TASK PROMPT =>
Copy from the first line below down to and including the line with "ms=13, zorder=3, clip_on=False)". Skip the pictures.

DATA SEGMENT =>
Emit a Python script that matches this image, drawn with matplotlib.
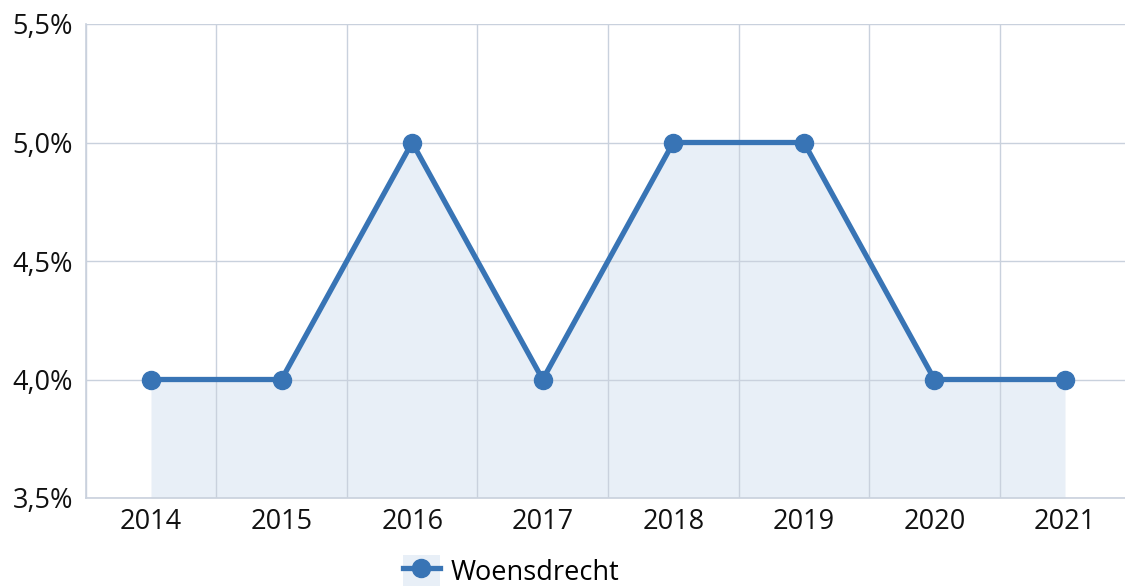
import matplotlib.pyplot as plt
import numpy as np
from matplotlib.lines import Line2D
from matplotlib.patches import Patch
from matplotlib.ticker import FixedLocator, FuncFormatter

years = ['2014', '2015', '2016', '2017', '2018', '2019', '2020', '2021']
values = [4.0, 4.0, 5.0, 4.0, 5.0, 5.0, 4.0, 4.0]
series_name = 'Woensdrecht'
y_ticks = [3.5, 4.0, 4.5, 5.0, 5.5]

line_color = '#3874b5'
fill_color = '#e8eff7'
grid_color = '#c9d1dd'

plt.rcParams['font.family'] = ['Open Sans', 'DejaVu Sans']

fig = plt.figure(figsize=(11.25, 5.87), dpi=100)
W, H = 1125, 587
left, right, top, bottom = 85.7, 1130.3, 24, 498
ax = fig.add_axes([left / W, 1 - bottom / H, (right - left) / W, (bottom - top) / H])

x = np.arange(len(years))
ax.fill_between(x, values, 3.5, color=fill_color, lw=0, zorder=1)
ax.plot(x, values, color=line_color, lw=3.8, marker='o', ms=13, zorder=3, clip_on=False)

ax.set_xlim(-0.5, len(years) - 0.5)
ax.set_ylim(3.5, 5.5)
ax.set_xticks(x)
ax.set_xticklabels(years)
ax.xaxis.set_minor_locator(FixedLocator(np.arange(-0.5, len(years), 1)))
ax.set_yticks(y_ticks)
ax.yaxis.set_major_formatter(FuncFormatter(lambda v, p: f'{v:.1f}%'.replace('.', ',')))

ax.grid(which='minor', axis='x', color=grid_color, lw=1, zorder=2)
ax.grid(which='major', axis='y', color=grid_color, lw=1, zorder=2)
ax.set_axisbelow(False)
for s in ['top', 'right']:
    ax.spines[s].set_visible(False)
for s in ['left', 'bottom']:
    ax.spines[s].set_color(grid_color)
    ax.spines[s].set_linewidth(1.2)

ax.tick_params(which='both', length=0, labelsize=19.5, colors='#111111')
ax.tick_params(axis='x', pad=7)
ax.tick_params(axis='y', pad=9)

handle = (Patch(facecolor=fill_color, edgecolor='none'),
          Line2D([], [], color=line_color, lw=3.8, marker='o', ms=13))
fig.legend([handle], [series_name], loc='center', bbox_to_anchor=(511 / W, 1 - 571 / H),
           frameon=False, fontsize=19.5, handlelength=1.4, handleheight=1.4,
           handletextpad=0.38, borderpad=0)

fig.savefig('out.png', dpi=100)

EXERCISE ANSWER =>
Emit a Python script that matches this image, drawn with matplotlib.
import matplotlib.pyplot as plt
import numpy as np
from matplotlib.lines import Line2D
from matplotlib.patches import Patch
from matplotlib.ticker import FixedLocator, FuncFormatter

years = ['2014', '2015', '2016', '2017', '2018', '2019', '2020', '2021']
values = [4.0, 4.0, 5.0, 4.0, 5.0, 5.0, 4.0, 4.0]
series_name = 'Woensdrecht'
y_ticks = [3.5, 4.0, 4.5, 5.0, 5.5]

line_color = '#3874b5'
fill_color = '#e8eff7'
grid_color = '#c9d1dd'

plt.rcParams['font.family'] = ['Open Sans', 'DejaVu Sans']

fig = plt.figure(figsize=(11.25, 5.87), dpi=100)
W, H = 1125, 587
left, right, top, bottom = 85.7, 1130.3, 24, 498
ax = fig.add_axes([left / W, 1 - bottom / H, (right - left) / W, (bottom - top) / H])

x = np.arange(len(years))
ax.fill_between(x, values, 3.5, color=fill_color, lw=0, zorder=1)
ax.plot(x, values, color=line_color, lw=3.8, marker='o', ms=13, zorder=3, clip_on=False)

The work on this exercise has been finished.